Demand for LNG as fuel is likely to rise rapidly over the coming two decades, with the two main market sectors – trucking and shipping – accounting for 81 mtpa in 2025 and as much as 173 mtpa by 2035. The bullish outlook is projected in a new report from Cedigaz, the Paris-base Centre for Natural Gas Information. However, the report acknowledges that the outlook is very uncertain and gives a very wide range of possible outcomes between its low-case and high-case scenarios.
Trucking scenarios: Use of LNG in land transport will be driven mainly by the difference between the price of diesel and the price of LNG, says Cedigaz, and will be limited mainly to heavy duty vehicles (HDVs). “Environmental legislation is unlikely to play a major role in triggering the adoption of LNG as a fuel for land transportation,” says the report, “as traditional fuels and technologies will be able to comply with the gradual tightening of emissions standards”.
Projections for global road transport LNG demand. Note the wide disparity between the low-case scenario, which projects demand of just over 20 mtpa by 2035, and the high-case scenario, which projects demand of close to 230 mtpa, with the base case at 96 mtpa – highlighting the uncertainty surrounding this still-nascent market. (Source: Cedigaz)
In its base scenario, Cedigaz projects worldwide demand for LNG in road transportation of 45 mtpa in 2025, growing to 96 mtpa in 2035. China, which the report says “has several features that combine to make it a prime candidate for the development of LNG in the road sector” accounts for almost half the global market. LNG should also carve out significant market shares in the United States, Europe and elsewhere in Asia.
“China has the world’s largest inland goods transport market and has already developed an extensive LNG supply infrastructure,” says the report, “initially as a means of transporting gas from remote fields or to consumers who were not connected to the pipeline supply network. With at least 100,000 LNG vehicles and 1,100 refuelling stations at the end of 2013, China already has a head start over the rest of the world in this nascent market.”
However, the report cautions that LNG growth in China may be slowed by the ongoing reform of gas prices to bring them closer into line with market rates.
Shipping scenarios: Unlike the road transportation sector, says Cedigaz, the use of LNG as fuel in the marine sector will be driven primarily by environmental legislation and regulation, in particular the MARPOL Convention, the main international convention covering prevention of pollution of the marine environment by ships from operational or accidental causes.
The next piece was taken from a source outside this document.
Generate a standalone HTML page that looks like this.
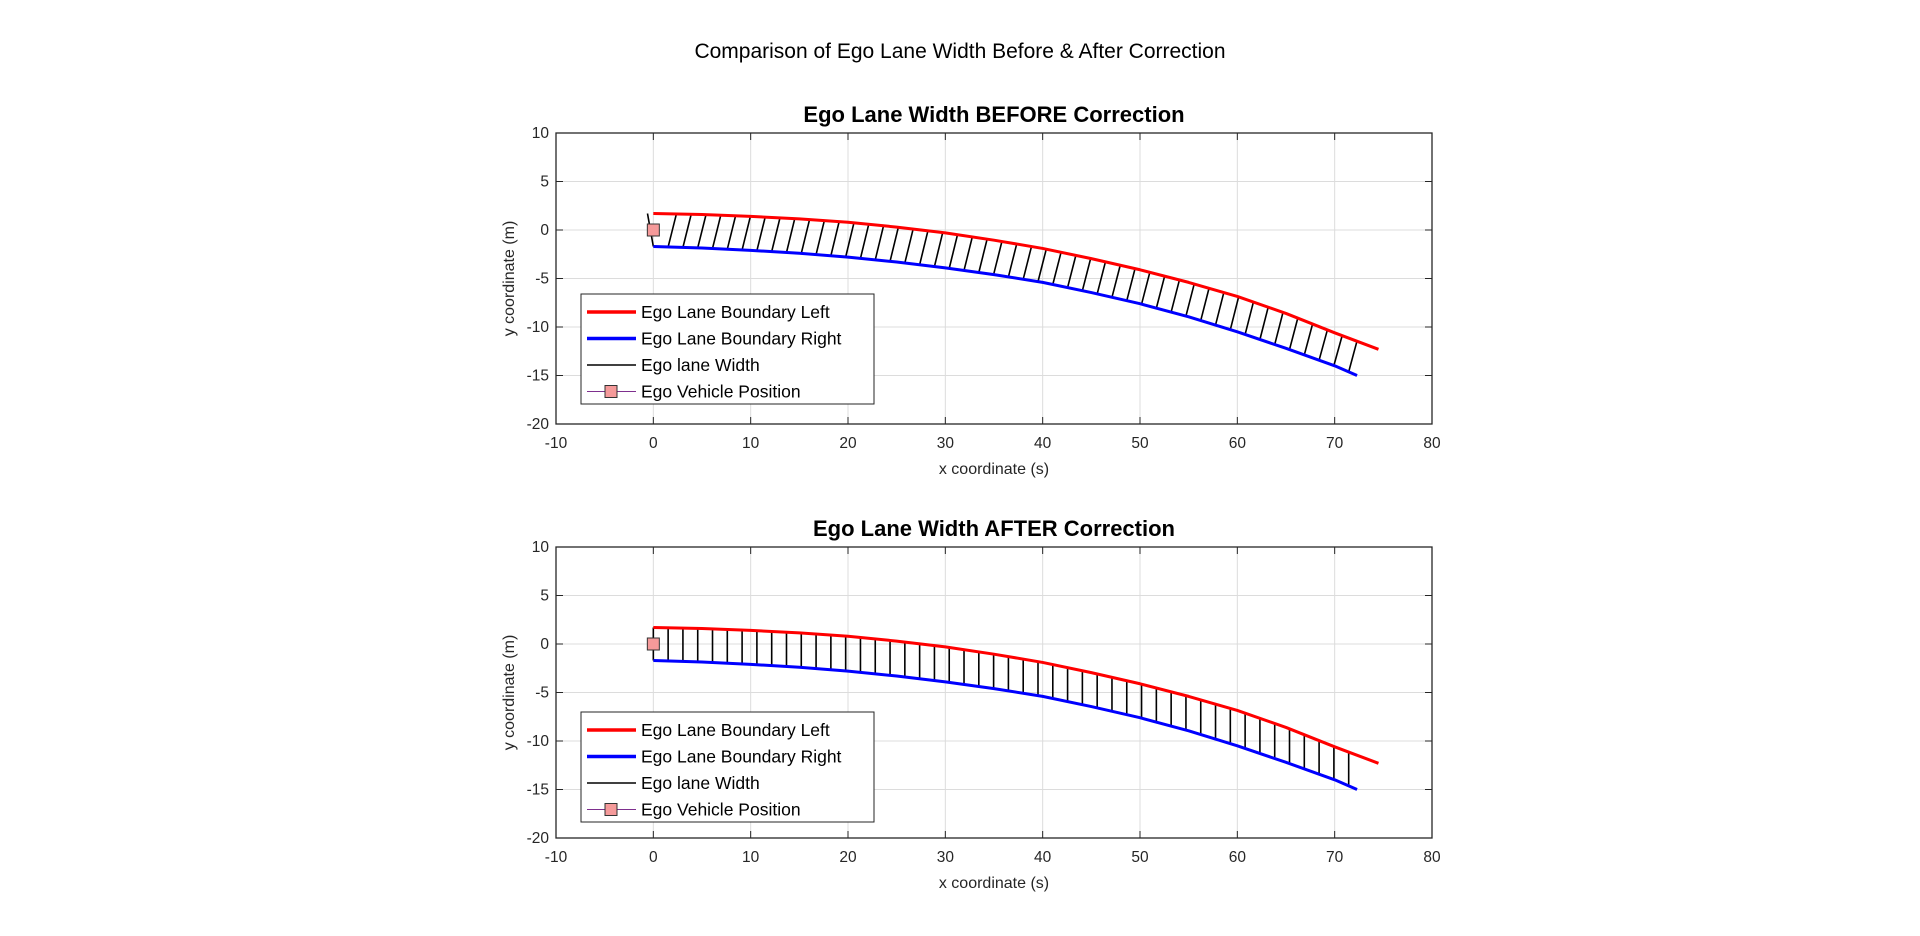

Of particular importance are special sea areas defined by MARPOL, which, for reasons of oceanography, ecology and sea traffic, are provided with a higher level of protection than other areas of the sea. Examples include Emissions Control Areas (ECAs) in north-western Europe, the Mediterranean and elsewhere.
“There is little doubt,” says Cedigaz, “that the use of LNG as a fuel will grow in the marine sector, though the rate and pace of growth will be highly dependent on the timing and geographical scope of emissions restrictions set out in the MARPOL treaty.” Compliance with the new emissions limits will require: a switch to cleaner but more expensive oil-based fuels, implementation of costly flue gas treatment technologies, or a switch to LNG.
Cedigaz claims that economic analysis – taking into account all relevant factors, such as capital expenditure, operating expenditure, operational constraints and loss of cargo space – “show LNG to be a very attractive solution when compared with other compliance solutions, although the breakeven time will depend on parameters such as the age of the vessel, the cost differential between LNG and traditional fuels, and the time spent in ECAs. The base-case scenario projects demand for LNG as a marine bunker fuel reaching 35.7 mtpa in 2025 and 77 mtpa in 2035.
Projections for LNG demand in the global marine bunker fuels market. The range between the scenarios is less marked than for road transport, with the high-case scenario projecting 120 mtpa by 2035 and the low-case scenario projecting around 47 mtpa. The base case is 77 mtpa. (Source: Cedigaz)
Less bullish on rail: The report is much less bullish when it comes to LNG demand in the rail transport sector, partly because rail has a relatively low share of energy consumption compared with other modes of transport. It projects demand in the base-case scenario of 0.9 mtpa in 2025, 3 mtpa in 2030 and 6 mtpa in 2035.